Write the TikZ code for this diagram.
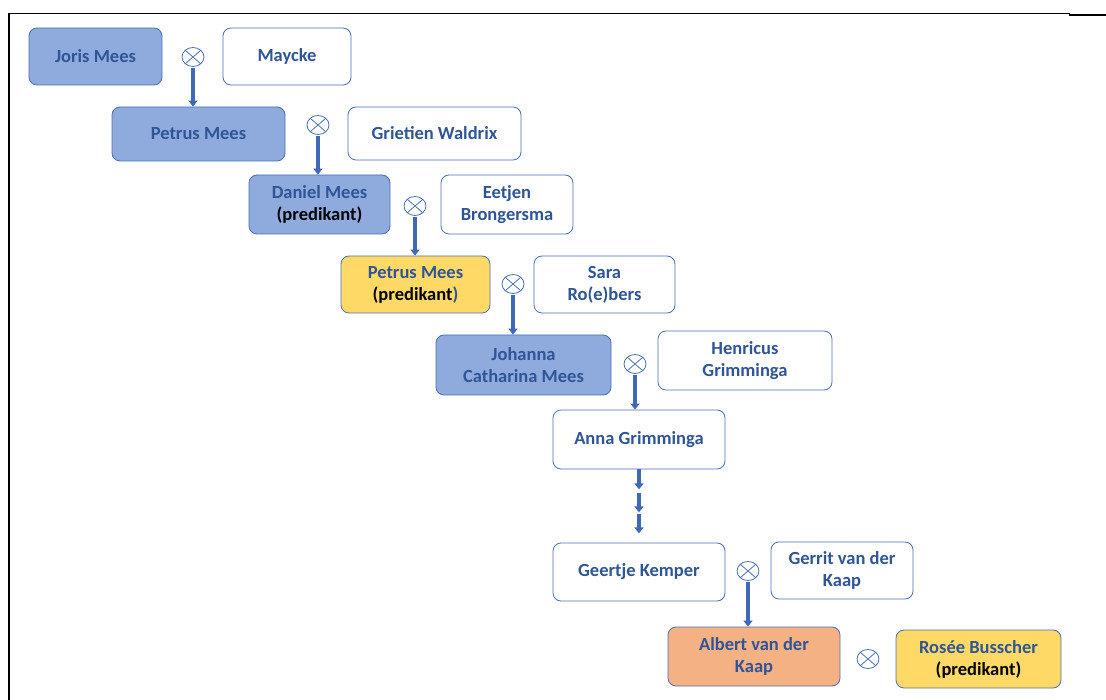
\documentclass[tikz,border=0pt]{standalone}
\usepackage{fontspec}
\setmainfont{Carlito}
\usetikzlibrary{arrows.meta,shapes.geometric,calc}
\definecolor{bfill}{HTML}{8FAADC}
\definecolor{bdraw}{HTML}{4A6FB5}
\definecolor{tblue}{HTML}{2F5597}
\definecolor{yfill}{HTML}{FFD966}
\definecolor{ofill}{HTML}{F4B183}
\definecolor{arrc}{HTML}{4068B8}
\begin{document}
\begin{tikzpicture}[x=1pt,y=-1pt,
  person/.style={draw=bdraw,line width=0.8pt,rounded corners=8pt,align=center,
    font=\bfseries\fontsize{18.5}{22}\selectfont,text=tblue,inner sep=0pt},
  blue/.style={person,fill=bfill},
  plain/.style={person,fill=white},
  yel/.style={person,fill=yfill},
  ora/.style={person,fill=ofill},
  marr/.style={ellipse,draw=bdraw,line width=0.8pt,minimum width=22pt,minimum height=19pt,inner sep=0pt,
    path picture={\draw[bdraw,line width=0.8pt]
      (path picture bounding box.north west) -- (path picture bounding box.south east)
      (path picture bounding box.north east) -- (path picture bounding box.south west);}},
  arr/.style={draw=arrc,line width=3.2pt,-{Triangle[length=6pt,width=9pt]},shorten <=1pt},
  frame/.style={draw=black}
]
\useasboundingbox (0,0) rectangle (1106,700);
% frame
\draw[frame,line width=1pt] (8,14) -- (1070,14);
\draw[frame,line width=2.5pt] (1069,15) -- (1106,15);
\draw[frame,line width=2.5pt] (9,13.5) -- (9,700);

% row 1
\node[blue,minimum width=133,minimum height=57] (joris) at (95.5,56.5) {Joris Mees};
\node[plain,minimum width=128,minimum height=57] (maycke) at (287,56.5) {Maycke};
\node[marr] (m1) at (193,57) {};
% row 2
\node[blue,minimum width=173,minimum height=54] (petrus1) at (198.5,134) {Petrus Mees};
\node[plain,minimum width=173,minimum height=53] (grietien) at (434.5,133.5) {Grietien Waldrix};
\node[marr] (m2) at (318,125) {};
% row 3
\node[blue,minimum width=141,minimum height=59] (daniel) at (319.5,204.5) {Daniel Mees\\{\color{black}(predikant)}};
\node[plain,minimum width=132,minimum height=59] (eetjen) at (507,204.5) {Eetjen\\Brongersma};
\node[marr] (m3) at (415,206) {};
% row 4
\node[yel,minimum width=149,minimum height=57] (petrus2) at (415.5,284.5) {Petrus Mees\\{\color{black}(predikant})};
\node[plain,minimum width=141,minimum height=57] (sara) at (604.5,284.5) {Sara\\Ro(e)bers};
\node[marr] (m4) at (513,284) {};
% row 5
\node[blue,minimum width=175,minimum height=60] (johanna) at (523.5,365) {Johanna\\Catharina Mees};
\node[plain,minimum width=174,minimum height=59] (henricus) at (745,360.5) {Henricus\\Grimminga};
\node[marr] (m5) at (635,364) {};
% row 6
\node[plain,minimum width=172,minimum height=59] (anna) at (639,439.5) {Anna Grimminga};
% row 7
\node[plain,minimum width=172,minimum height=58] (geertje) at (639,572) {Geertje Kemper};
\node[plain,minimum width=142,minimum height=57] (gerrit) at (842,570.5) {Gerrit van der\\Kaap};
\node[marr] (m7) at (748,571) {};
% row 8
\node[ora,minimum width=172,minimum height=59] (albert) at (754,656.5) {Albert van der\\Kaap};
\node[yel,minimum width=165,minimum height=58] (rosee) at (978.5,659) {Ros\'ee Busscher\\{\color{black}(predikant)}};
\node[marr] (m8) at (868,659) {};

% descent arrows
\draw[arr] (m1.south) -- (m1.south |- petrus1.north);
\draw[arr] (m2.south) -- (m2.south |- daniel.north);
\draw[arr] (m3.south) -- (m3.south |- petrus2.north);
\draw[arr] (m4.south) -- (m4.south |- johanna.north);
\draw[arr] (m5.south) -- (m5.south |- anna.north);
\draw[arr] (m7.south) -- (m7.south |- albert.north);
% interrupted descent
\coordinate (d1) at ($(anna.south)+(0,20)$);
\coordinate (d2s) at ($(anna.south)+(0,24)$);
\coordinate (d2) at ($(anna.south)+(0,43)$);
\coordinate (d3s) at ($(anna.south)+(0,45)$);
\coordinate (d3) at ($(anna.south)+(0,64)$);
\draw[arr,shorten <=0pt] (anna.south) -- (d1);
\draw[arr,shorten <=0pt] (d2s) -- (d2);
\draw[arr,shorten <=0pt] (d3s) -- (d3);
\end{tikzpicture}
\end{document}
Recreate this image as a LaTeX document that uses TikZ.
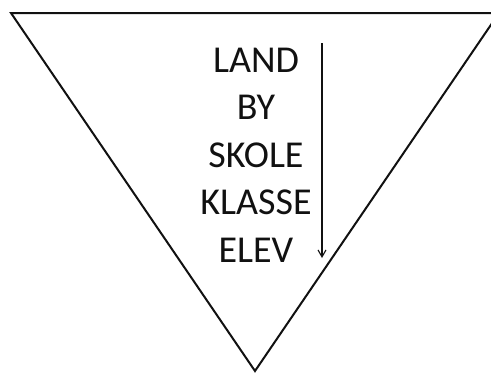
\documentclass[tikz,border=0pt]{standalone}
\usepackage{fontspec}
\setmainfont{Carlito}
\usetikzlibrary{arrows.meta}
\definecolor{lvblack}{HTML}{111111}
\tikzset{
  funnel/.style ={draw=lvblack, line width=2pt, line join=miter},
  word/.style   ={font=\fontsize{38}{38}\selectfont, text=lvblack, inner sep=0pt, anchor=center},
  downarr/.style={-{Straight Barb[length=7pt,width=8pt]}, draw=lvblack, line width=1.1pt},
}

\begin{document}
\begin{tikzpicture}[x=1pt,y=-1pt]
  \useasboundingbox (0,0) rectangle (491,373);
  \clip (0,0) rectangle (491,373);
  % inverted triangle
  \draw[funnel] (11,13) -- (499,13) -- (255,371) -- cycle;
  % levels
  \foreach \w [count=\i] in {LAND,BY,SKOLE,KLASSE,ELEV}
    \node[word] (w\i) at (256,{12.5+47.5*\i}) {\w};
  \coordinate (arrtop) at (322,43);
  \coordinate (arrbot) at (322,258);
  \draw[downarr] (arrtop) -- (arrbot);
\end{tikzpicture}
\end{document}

◆ **Work to complete**
Omit any images, then output the listing exactly.

◆ **Answer to the task**
Write the TikZ code for this diagram.
\documentclass[tikz,border=0pt]{standalone}
\usepackage{fontspec}
\setmainfont{Carlito}
\usetikzlibrary{arrows.meta,shapes.geometric,calc}
\definecolor{bfill}{HTML}{8FAADC}
\definecolor{bdraw}{HTML}{4A6FB5}
\definecolor{tblue}{HTML}{2F5597}
\definecolor{yfill}{HTML}{FFD966}
\definecolor{ofill}{HTML}{F4B183}
\definecolor{arrc}{HTML}{4068B8}
\begin{document}
\begin{tikzpicture}[x=1pt,y=-1pt,
  person/.style={draw=bdraw,line width=0.8pt,rounded corners=8pt,align=center,
    font=\bfseries\fontsize{18.5}{22}\selectfont,text=tblue,inner sep=0pt},
  blue/.style={person,fill=bfill},
  plain/.style={person,fill=white},
  yel/.style={person,fill=yfill},
  ora/.style={person,fill=ofill},
  marr/.style={ellipse,draw=bdraw,line width=0.8pt,minimum width=22pt,minimum height=19pt,inner sep=0pt,
    path picture={\draw[bdraw,line width=0.8pt]
      (path picture bounding box.north west) -- (path picture bounding box.south east)
      (path picture bounding box.north east) -- (path picture bounding box.south west);}},
  arr/.style={draw=arrc,line width=3.2pt,-{Triangle[length=6pt,width=9pt]},shorten <=1pt},
  frame/.style={draw=black}
]
\useasboundingbox (0,0) rectangle (1106,700);
% frame
\draw[frame,line width=1pt] (8,14) -- (1070,14);
\draw[frame,line width=2.5pt] (1069,15) -- (1106,15);
\draw[frame,line width=2.5pt] (9,13.5) -- (9,700);

% row 1
\node[blue,minimum width=133,minimum height=57] (joris) at (95.5,56.5) {Joris Mees};
\node[plain,minimum width=128,minimum height=57] (maycke) at (287,56.5) {Maycke};
\node[marr] (m1) at (193,57) {};
% row 2
\node[blue,minimum width=173,minimum height=54] (petrus1) at (198.5,134) {Petrus Mees};
\node[plain,minimum width=173,minimum height=53] (grietien) at (434.5,133.5) {Grietien Waldrix};
\node[marr] (m2) at (318,125) {};
% row 3
\node[blue,minimum width=141,minimum height=59] (daniel) at (319.5,204.5) {Daniel Mees\\{\color{black}(predikant)}};
\node[plain,minimum width=132,minimum height=59] (eetjen) at (507,204.5) {Eetjen\\Brongersma};
\node[marr] (m3) at (415,206) {};
% row 4
\node[yel,minimum width=149,minimum height=57] (petrus2) at (415.5,284.5) {Petrus Mees\\{\color{black}(predikant})};
\node[plain,minimum width=141,minimum height=57] (sara) at (604.5,284.5) {Sara\\Ro(e)bers};
\node[marr] (m4) at (513,284) {};
% row 5
\node[blue,minimum width=175,minimum height=60] (johanna) at (523.5,365) {Johanna\\Catharina Mees};
\node[plain,minimum width=174,minimum height=59] (henricus) at (745,360.5) {Henricus\\Grimminga};
\node[marr] (m5) at (635,364) {};
% row 6
\node[plain,minimum width=172,minimum height=59] (anna) at (639,439.5) {Anna Grimminga};
% row 7
\node[plain,minimum width=172,minimum height=58] (geertje) at (639,572) {Geertje Kemper};
\node[plain,minimum width=142,minimum height=57] (gerrit) at (842,570.5) {Gerrit van der\\Kaap};
\node[marr] (m7) at (748,571) {};
% row 8
\node[ora,minimum width=172,minimum height=59] (albert) at (754,656.5) {Albert van der\\Kaap};
\node[yel,minimum width=165,minimum height=58] (rosee) at (978.5,659) {Ros\'ee Busscher\\{\color{black}(predikant)}};
\node[marr] (m8) at (868,659) {};

% descent arrows
\draw[arr] (m1.south) -- (m1.south |- petrus1.north);
\draw[arr] (m2.south) -- (m2.south |- daniel.north);
\draw[arr] (m3.south) -- (m3.south |- petrus2.north);
\draw[arr] (m4.south) -- (m4.south |- johanna.north);
\draw[arr] (m5.south) -- (m5.south |- anna.north);
\draw[arr] (m7.south) -- (m7.south |- albert.north);
% interrupted descent
\coordinate (d1) at ($(anna.south)+(0,20)$);
\coordinate (d2s) at ($(anna.south)+(0,24)$);
\coordinate (d2) at ($(anna.south)+(0,43)$);
\coordinate (d3s) at ($(anna.south)+(0,45)$);
\coordinate (d3) at ($(anna.south)+(0,64)$);
\draw[arr,shorten <=0pt] (anna.south) -- (d1);
\draw[arr,shorten <=0pt] (d2s) -- (d2);
\draw[arr,shorten <=0pt] (d3s) -- (d3);
\end{tikzpicture}
\end{document}
Recreate this image as a LaTeX document that uses TikZ.
\documentclass[tikz,border=0pt]{standalone}
\usepackage{fontspec}
\setmainfont{Carlito}
\usetikzlibrary{arrows.meta}
\definecolor{lvblack}{HTML}{111111}
\tikzset{
  funnel/.style ={draw=lvblack, line width=2pt, line join=miter},
  word/.style   ={font=\fontsize{38}{38}\selectfont, text=lvblack, inner sep=0pt, anchor=center},
  downarr/.style={-{Straight Barb[length=7pt,width=8pt]}, draw=lvblack, line width=1.1pt},
}

\begin{document}
\begin{tikzpicture}[x=1pt,y=-1pt]
  \useasboundingbox (0,0) rectangle (491,373);
  \clip (0,0) rectangle (491,373);
  % inverted triangle
  \draw[funnel] (11,13) -- (499,13) -- (255,371) -- cycle;
  % levels
  \foreach \w [count=\i] in {LAND,BY,SKOLE,KLASSE,ELEV}
    \node[word] (w\i) at (256,{12.5+47.5*\i}) {\w};
  \coordinate (arrtop) at (322,43);
  \coordinate (arrbot) at (322,258);
  \draw[downarr] (arrtop) -- (arrbot);
\end{tikzpicture}
\end{document}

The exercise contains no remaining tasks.